Ryusuke Hamaguchi’s Drive My Car has motored to the top on Screen’s 2021 Cannes Jury Grid, whilst Sean Penn’s Flag Day has received the lowest score so far this year.
With a mean score of 3.5 from jurors, Drive My Car – an adaptation of Haruki Murakami’s short story – moved ahead of previous grid leader Annette. The film scored at least a three (good) from all our critics, with five scores of four (excellent).
It was not a happy return for Sean Penn on the grid, with father-daughter drama Flag Day receiving an average of 1.1 from the 10 critics. This is slightly better than Penn’s previous Cannes title The Last Face, which scored 0.2 in 2016 - still a record low score to this day. Flag Day received two 0s (bad); though it did impress The Guardian’s Peter Bradshaw who awarded it a three.
Benedetta arrived in third place with a mean score of 2.7. Paul Verhoeven’s thriller, inspired by the true story of a lesbian nun, garnered a polarised reaction from the jurors. Critics for Screen and The Guardian awarded it one (poor), but Liberation’s critics Julien Gester and Didier Péron, and The Paper’s Wang Muyan gave it top marks of four.
Juho Kuosmanen’s Compartment No. 6 and Mia Hansen-Løve’s Bergman Island both landed in the middle of the grid with mean scores of 2.4 and 2.2 respectively. The Telegraph ( Robbie Collin and Tim Robey) were fans of the latter, awarding the film its only four so far (one review is still outstanding).

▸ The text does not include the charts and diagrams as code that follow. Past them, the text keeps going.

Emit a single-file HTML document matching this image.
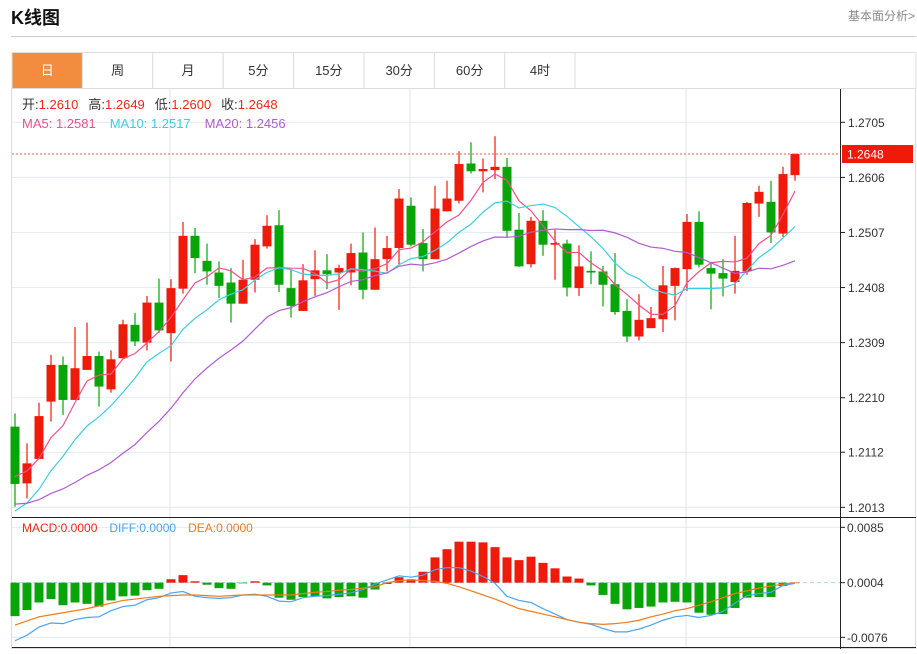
<!DOCTYPE html>
<html><head><meta charset="utf-8">
<style>
body{margin:0;background:#fff;width:917px;height:649px;overflow:hidden;font-family:"Liberation Sans","Noto Sans CJK SC",sans-serif;}
svg text{font-family:"Liberation Sans","Noto Sans CJK SC",sans-serif;}
</style></head>
<body>
<svg id="chart" width="917" height="649" xmlns="http://www.w3.org/2000/svg">
<text x="11" y="24" font-size="18" font-weight="bold" fill="#111">K线图</text>
<text x="915" y="20" font-size="12" fill="#888" text-anchor="end">基本面分析&gt;</text>
<line x1="11" y1="36.5" x2="916" y2="36.5" stroke="#ccc"/>
<g id="tabs"></g>
<rect x="11.5" y="88.5" width="904" height="560" fill="none" stroke="#ddd"/>
<g id="grid"></g><g id="main"></g><g id="macd"></g><g id="axes"></g>
<text x="22" y="109" font-size="13"><tspan fill="#333">开:</tspan><tspan fill="#f0261a">1.2610</tspan><tspan fill="#333" dx="10">高:</tspan><tspan fill="#f0261a">1.2649</tspan><tspan fill="#333" dx="10">低:</tspan><tspan fill="#f0261a">1.2600</tspan><tspan fill="#333" dx="10">收:</tspan><tspan fill="#f0261a">1.2648</tspan></text>
<text x="22" y="128" font-size="13"><tspan fill="#f0508c">MA5: 1.2581</tspan><tspan fill="#3dcde0" dx="14">MA10: 1.2517</tspan><tspan fill="#b05cd0" dx="14">MA20: 1.2456</tspan></text>
<text x="22" y="532" font-size="12"><tspan fill="#f0261a">MACD:0.0000</tspan><tspan fill="#4aa3f0" dx="12">DIFF:0.0000</tspan><tspan fill="#f07a1a" dx="12">DEA:0.0000</tspan></text>
</svg>
<script>
const opens=[1.2158,1.2056,1.2100,1.2203,1.2269,1.2206,1.2260,1.2285,1.2225,1.2281,1.2341,1.2309,1.2381,1.2326,1.2406,1.2501,1.2456,1.2435,1.2417,1.2379,1.2422,1.2482,1.2520,1.2407,1.2366,1.2423,1.2439,1.2435,1.2435,1.2471,1.2404,1.2459,1.2479,1.2555,1.2488,1.2459,1.2545,1.2564,1.2631,1.2617,1.2619,1.2625,1.2512,1.2450,1.2528,1.2485,1.2487,1.2407,1.2438,1.2437,1.2414,1.2366,1.2320,1.2335,1.2351,1.2411,1.2441,1.2526,1.2443,1.2434,1.2418,1.2437,1.2559,1.2562,1.2505,1.2610];
const closes=[1.2055,1.2092,1.2177,1.2269,1.2206,1.2263,1.2285,1.2230,1.2279,1.2342,1.2311,1.2381,1.2331,1.2407,1.2501,1.2461,1.2437,1.2411,1.2379,1.2422,1.2485,1.2519,1.2413,1.2375,1.2421,1.2439,1.2432,1.2443,1.2470,1.2404,1.2459,1.2479,1.2568,1.2485,1.2459,1.2550,1.2568,1.2630,1.2617,1.2621,1.2625,1.2510,1.2446,1.2528,1.2485,1.2488,1.2408,1.2446,1.2435,1.2413,1.2364,1.2320,1.2350,1.2353,1.2412,1.2443,1.2526,1.2449,1.2433,1.2424,1.2438,1.2560,1.2580,1.2507,1.2612,1.2648];
const highs=[1.2182,1.2128,1.2201,1.2287,1.2284,1.2337,1.2345,1.2293,1.2295,1.2350,1.2362,1.2393,1.2424,1.2423,1.2526,1.2515,1.2487,1.2455,1.2443,1.2458,1.2495,1.2538,1.2547,1.2440,1.2450,1.2475,1.2468,1.2449,1.2487,1.2507,1.2516,1.2501,1.2585,1.2570,1.2513,1.2591,1.2600,1.2653,1.2669,1.2640,1.2680,1.2641,1.2542,1.2535,1.2547,1.2512,1.2494,1.2484,1.2473,1.2447,1.2470,1.2387,1.2396,1.2373,1.2447,1.2444,1.2540,1.2545,1.2451,1.2459,1.2501,1.2562,1.2591,1.2600,1.2625,1.2649];
const lows=[1.2014,1.2029,1.2100,1.2167,1.2179,1.2206,1.2260,1.2194,1.2219,1.2281,1.2303,1.2295,1.2326,1.2275,1.2397,1.2434,1.2413,1.2389,1.2345,1.2379,1.2399,1.2478,1.2400,1.2354,1.2366,1.2393,1.2405,1.2368,1.2412,1.2387,1.2404,1.2437,1.2450,1.2482,1.2437,1.2459,1.2545,1.2559,1.2613,1.2579,1.2603,1.2498,1.2445,1.2444,1.2465,1.2422,1.2392,1.2393,1.2414,1.2374,1.2359,1.2310,1.2313,1.2335,1.2328,1.2349,1.2402,1.2444,1.2369,1.2392,1.2397,1.2431,1.2535,1.2488,1.2499,1.2600];
const prevCloses=[1.2060,1.2050,1.2045,1.2040,1.2035,1.2030,1.2025,1.2020,1.2010,1.1995,1.1950,1.1930,1.1935,1.1945,1.1965,1.2040,1.2065,1.2080,1.2100];
const macdBars=[-0.0049,-0.0040,-0.0029,-0.0024,-0.0033,-0.0029,-0.0031,-0.0035,-0.0026,-0.0020,-0.0019,-0.0011,-0.0009,0.0005,0.0011,0.0002,-0.0003,-0.0008,-0.0009,-0.0001,0.0002,-0.0004,-0.0022,-0.0025,-0.0021,-0.0020,-0.0023,-0.0021,-0.0020,-0.0022,-0.0010,-0.0002,0.0008,0.0005,0.0016,0.0037,0.0049,0.0060,0.0060,0.0059,0.0052,0.0037,0.0033,0.0038,0.0029,0.0021,0.0009,0.0006,-0.0004,-0.0018,-0.0031,-0.0039,-0.0037,-0.0035,-0.0029,-0.0028,-0.0029,-0.0044,-0.0047,-0.0046,-0.0037,-0.0022,-0.0021,-0.0021,-0.0005,0.0000];
const difValues=[-0.0085,-0.0077,-0.0065,-0.0059,-0.0060,-0.0054,-0.0051,-0.0050,-0.0041,-0.0035,-0.0033,-0.0025,-0.0022,-0.0015,-0.0013,-0.0020,-0.0022,-0.0023,-0.0022,-0.0018,-0.0017,-0.0020,-0.0027,-0.0028,-0.0022,-0.0020,-0.0019,-0.0017,-0.0015,-0.0010,-0.0002,0.0004,0.0010,0.0008,0.0011,0.0019,0.0022,0.0022,0.0017,0.0009,-0.0001,-0.0020,-0.0026,-0.0029,-0.0038,-0.0046,-0.0054,-0.0058,-0.0061,-0.0067,-0.0072,-0.0072,-0.0068,-0.0062,-0.0055,-0.0050,-0.0048,-0.0051,-0.0048,-0.0042,-0.0030,-0.0019,-0.0016,-0.0014,-0.0004,-0.0001];
const deaValues=[-0.0062,-0.0056,-0.0050,-0.0047,-0.0044,-0.0041,-0.0038,-0.0034,-0.0030,-0.0026,-0.0024,-0.0022,-0.0020,-0.0019,-0.0018,-0.0018,-0.0019,-0.0020,-0.0019,-0.0018,-0.0018,-0.0018,-0.0018,-0.0018,-0.0016,-0.0014,-0.0013,-0.0011,-0.0010,-0.0008,-0.0006,0.0000,0.0003,0.0004,0.0003,0.0002,-0.0001,-0.0006,-0.0012,-0.0018,-0.0024,-0.0031,-0.0038,-0.0042,-0.0046,-0.0050,-0.0054,-0.0058,-0.0060,-0.0061,-0.0060,-0.0058,-0.0055,-0.0050,-0.0046,-0.0041,-0.0038,-0.0033,-0.0028,-0.0022,-0.0016,-0.0012,-0.0008,-0.0005,-0.0002,0.0000];
const priceTicks=[1.2705,1.2606,1.2507,1.2408,1.2309,1.2210,1.2112,1.2013];
const macdTicks=[0.0085,0.0004,-0.0076];
const tabLabels=["日","周","月","5分","15分","30分","60分","4时"];
const lastPrice=1.2648;

const NS="http://www.w3.org/2000/svg";
function mk(parent,tag,attrs){const e=document.createElementNS(NS,tag);for(const k in attrs)e.setAttribute(k,attrs[k]);parent.appendChild(e);return e;}
const xAt=i=>15+i*12;
const yP=p=>122.3+(1.2705-p)*5564;
const yM=v=>585.4-v*6832;
const RED="#f01a0a",GREEN="#08a508";

// tabs
const tabs=document.getElementById('tabs');
tabLabels.forEach((t,i)=>{
  const x=12+i*70.4;
  const r=mk(tabs,'rect',{x:x,y:52.5,width:70.4,height:36,fill:i===0?'#f28c3f':'#fff',stroke:'#ddd'});
  
  
  const tx=mk(tabs,'text',{x:x+35.2,y:75,'font-size':13,'text-anchor':'middle',fill:i===0?'#fff':'#333'});
  tx.textContent=t;
  
  
});
mk(tabs,'rect',{x:575,y:52.5,width:341,height:36,fill:'#fff',stroke:'#ddd'});

// grid
const grid=document.getElementById('grid');
priceTicks.forEach(p=>{const l=mk(grid,'line',{x1:12,x2:840,y1:yP(p),y2:yP(p),stroke:'#e3ebf2'});

});
macdTicks.forEach(v=>{if(Math.abs(v-0.0004)<1e-6)return;const l=mk(grid,'line',{x1:12,x2:840,y1:yM(v),y2:yM(v),stroke:'#e3ebf2'});

});
[170,410,686].forEach(x=>{const l=mk(grid,'line',{x1:x,x2:x,y1:89,y2:648,stroke:'#dce6ef'});

});
mk(grid,'line',{x1:12,x2:840,y1:yM(0.0004),y2:yM(0.0004),stroke:'#a8d8ee','stroke-dasharray':'4,3'});

// main candles
const main=document.getElementById('main');
const lp=mk(main,'line',{x1:12,x2:840,y1:yP(lastPrice),y2:yP(lastPrice),stroke:'#f05a4a','stroke-dasharray':'2,2'});


function maSeries(n){const all=prevCloses.concat(closes),off=prevCloses.length;return closes.map((c,i)=>{let s=0,k=0;for(let j=off+i;j>off+i-n&&j>=0;j--){s+=all[j];k++;}return s/k;});}
closes.forEach((c,i)=>{
  const o=opens[i],up=c>=o,col=up?RED:GREEN,x=xAt(i);
  const w=mk(main,'line',{x1:x,x2:x,y1:yP(highs[i]),y2:yP(lows[i]),stroke:col,'stroke-width':1.2});
  
  
  const t=yP(Math.max(o,c)),b=yP(Math.min(o,c));
  const r=mk(main,'rect',{x:x-4.5,y:t,width:9,height:Math.max(b-t,1.5),fill:col});
  
  
});
[[5,'#f0508c','ma5-line'],[10,'#3dcde0','ma10-line'],[20,'#b05cd0','ma20-line']].forEach(([n,col,name])=>{
  const s=maSeries(n);
  const pl=mk(main,'polyline',{points:s.map((v,i)=>xAt(i)+','+yP(v)).join(' '),fill:'none',stroke:col,'stroke-width':1.2});
  
  
});

// macd
const mg=document.getElementById('macd');
macdBars.forEach((v,i)=>{
  const y0=yM(0.0004),y1=yM(v+0.0004*0)+0;
  const top=Math.min(y0,yM(v)-(yM(0)-y0)),bot=Math.max(y0,yM(v)-(yM(0)-y0));
  const r=mk(mg,'rect',{x:xAt(i)-4.5,y:top,width:9,height:Math.max(bot-top,0.5),fill:v>=0?RED:GREEN});
  
  
});
const shift=yM(0.0004)-yM(0);
const dl=mk(mg,'polyline',{points:difValues.map((v,i)=>xAt(i)+','+(yM(v)+shift)).join(' '),fill:'none',stroke:'#4aa3f0','stroke-width':1.2});


const el=mk(mg,'polyline',{points:deaValues.map((v,i)=>xAt(i)+','+(yM(v)+shift)).join(' '),fill:'none',stroke:'#f07a1a','stroke-width':1.2});



// axes
const ax=document.getElementById('axes');
mk(ax,'line',{x1:840.5,x2:840.5,y1:89,y2:649,stroke:'#222'});
mk(ax,'line',{x1:12,x2:916,y1:517.5,y2:517.5,stroke:'#222'});
mk(ax,'line',{x1:12,x2:916,y1:647.5,y2:647.5,stroke:'#222'});
priceTicks.forEach(p=>{
  mk(ax,'line',{x1:840,x2:845,y1:yP(p),y2:yP(p),stroke:'#222'});
  const t=mk(ax,'text',{x:848,y:yP(p)+4.5,'font-size':12,fill:'#333'});
  t.textContent=p.toFixed(4);
  
  
});
macdTicks.forEach(v=>{
  const y=Math.abs(v-0.0004)<1e-6?yM(0.0004):yM(v);
  mk(ax,'line',{x1:840,x2:845,y1:y,y2:y,stroke:'#222'});
  const t=mk(ax,'text',{x:847,y:y+4.5,'font-size':12,fill:'#333'});
  t.textContent=v.toFixed(4);
  
  
});
const lb=mk(ax,'rect',{x:842,y:yP(lastPrice)-9,width:71,height:18,fill:'#f01a0a'});


const lt=mk(ax,'text',{x:847,y:yP(lastPrice)+4.5,'font-size':12,fill:'#fff'});
lt.textContent=lastPrice.toFixed(4);


</script>
</body></html>
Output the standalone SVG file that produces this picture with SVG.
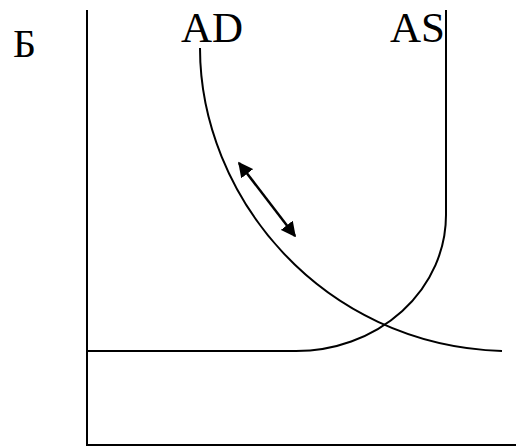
<svg xmlns="http://www.w3.org/2000/svg" width="516" height="448" viewBox="0 0 516 448">
<style>
.ln{fill:none;stroke:#000;stroke-width:2}
.t{font-family:"Liberation Serif","Times New Roman",serif;font-size:43px;fill:#000}
</style>
<defs>
<marker id="ah" viewBox="0 0 10 10" refX="9" refY="5" markerWidth="6" markerHeight="6" orient="auto-start-reverse" markerUnits="strokeWidth">
<path d="M0,0 L10,5 L0,10 z" fill="#000"/>
</marker>
</defs>
<rect width="516" height="448" fill="#fff"/>
<g id="axes">
<path class="ln" d="M87,10 V445 H516"/>
</g>
<g id="labels">
<text class="t" x="13" y="57" style="font-size:40px">Б</text>
<text class="t" x="181" y="42">AD</text>
<text class="t" x="390" y="42">AS</text>
</g>
<g id="connectors">
<path id="AS" class="ln" d="M87,351 H296 A150,136 0 0 0 446,215 V10"/>
<path id="AD" class="ln" d="M200,48 C200,195 320,345 502,351"/>
<line id="shift" x1="239" y1="163" x2="295" y2="236" stroke="#000" stroke-width="2.5" marker-start="url(#ah)" marker-end="url(#ah)"/>
</g>
</svg>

Finally, languishing with Flag Day at the bottom of the grid are Catherine Corsini’s The Divide – scoring 1.4 - and Nanni Moretti’s Three Floors – just ahead with 1.5. Like Flag Day, Moretti’s film received two 0s, from The Telegraph and Rogerebert.com’s Ben Kenisberg.
At the halfway point in the grid so far scores are on average lower than the equivalent point in 2019. Ten titles into 2019’s 21 film-strong grid the average score was 2.5, whilst this year 12 titles in the average score is just 2.1.
Next up on the gird are Petrov’s Flu and The French Dispatch.